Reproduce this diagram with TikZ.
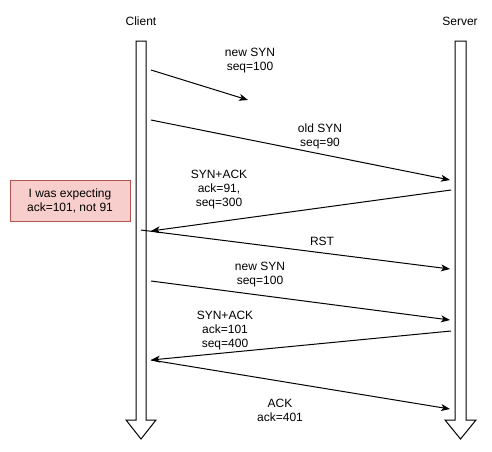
\documentclass[tikz,border=0pt]{standalone}
\usepackage{fontspec}
\setmainfont{Liberation Sans}
\usepackage{xcolor}
\usetikzlibrary{arrows.meta, positioning}
\definecolor{notefill}{RGB}{248,206,204}
\definecolor{noteline}{RGB}{184,84,80}
\tikzset{
    lifeline/.style={draw=black, line width=1pt, fill=white, line join=miter},
    msg/.style={-{Stealth[length=9pt, width=7pt, inset=2.5pt]}, line width=1pt},
    label/.style={align=center, inner sep=0pt, font=\fontsize{12}{14}\selectfont},
    note/.style={rectangle, draw=noteline, fill=notefill, line width=1pt, minimum width=120pt, minimum height=41pt, align=center, font=\fontsize{12}{14}\selectfont}
}
\begin{document}
\begin{tikzpicture}[x=1pt, y=-1pt]
    \useasboundingbox (0,0) rectangle (492,451);

    % Lifelines
    \draw[lifeline] (136,41) -- (146,41) -- (146,420) -- (156,420) -- (141,439) -- (126,420) -- (136,420) -- cycle;
    \draw[lifeline] (455,41) -- (466,41) -- (466,420) -- (476,420) -- (460.5,439) -- (445,420) -- (455,420) -- cycle;
    \node[label] (client) at (141,21) {Client};
    \node[label] (server) at (460,21) {Server};

    % Message end points
    \coordinate (c1) at (151,70);   \coordinate (x1) at (248,100);
    \coordinate (c2) at (151,120);  \coordinate (s2) at (450,180);
    \coordinate (s3) at (451,190);  \coordinate (c3) at (151,231);
    \coordinate (c4) at (141,230);  \coordinate (s4) at (450,269);
    \coordinate (c5) at (151,281);  \coordinate (s5) at (450,320);
    \coordinate (s6) at (451,331);  \coordinate (c6) at (151,360);
    \coordinate (c7) at (151,360);  \coordinate (s7) at (450,409);

    % Messages
    \draw[msg] (c1) -- (x1);
    \draw[msg] (c2) -- (s2);
    \draw[msg] (s3) -- (c3);
    \draw[msg] (c4) -- (s4);
    \draw[msg] (c5) -- (s5);
    \draw[msg] (s6) -- (c6);
    \draw[msg] (c7) -- (s7);

    % Labels
    \node[label] (lab1) at (250,61) {new SYN\\seq=100};
    \node[label] (lab2) at (320,136) {old SYN\\seq=90};
    \node[label] (lab3) at (219,190) {SYN+ACK\\ack=91,\\seq=300};
    \node[label] (lab4) at (322,241) {RST};
    \node[label] (lab5) at (260,275) {new SYN\\seq=100};
    \node[label] (lab6) at (225,331) {SYN+ACK\\ack=101\\seq=400};
    \node[label] (lab7) at (280,410) {ACK\\ack=401};

    % Note
    \node[note] (expect) at (70,200.5) {I was expecting\\ack=101, not 91};
\end{tikzpicture}
\end{document}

━━━━━━━━━━━━━━━━

- Exercise -
Skip the pictures, please, and transcribe only the lines from the beginning of the material through the one that contains "(server) at (460,21)".

- Right answer -
Reproduce this diagram with TikZ.
\documentclass[tikz,border=0pt]{standalone}
\usepackage{fontspec}
\setmainfont{Liberation Sans}
\usepackage{xcolor}
\usetikzlibrary{arrows.meta, positioning}
\definecolor{notefill}{RGB}{248,206,204}
\definecolor{noteline}{RGB}{184,84,80}
\tikzset{
    lifeline/.style={draw=black, line width=1pt, fill=white, line join=miter},
    msg/.style={-{Stealth[length=9pt, width=7pt, inset=2.5pt]}, line width=1pt},
    label/.style={align=center, inner sep=0pt, font=\fontsize{12}{14}\selectfont},
    note/.style={rectangle, draw=noteline, fill=notefill, line width=1pt, minimum width=120pt, minimum height=41pt, align=center, font=\fontsize{12}{14}\selectfont}
}
\begin{document}
\begin{tikzpicture}[x=1pt, y=-1pt]
    \useasboundingbox (0,0) rectangle (492,451);

    % Lifelines
    \draw[lifeline] (136,41) -- (146,41) -- (146,420) -- (156,420) -- (141,439) -- (126,420) -- (136,420) -- cycle;
    \draw[lifeline] (455,41) -- (466,41) -- (466,420) -- (476,420) -- (460.5,439) -- (445,420) -- (455,420) -- cycle;
    \node[label] (client) at (141,21) {Client};
    \node[label] (server) at (460,21) {Server};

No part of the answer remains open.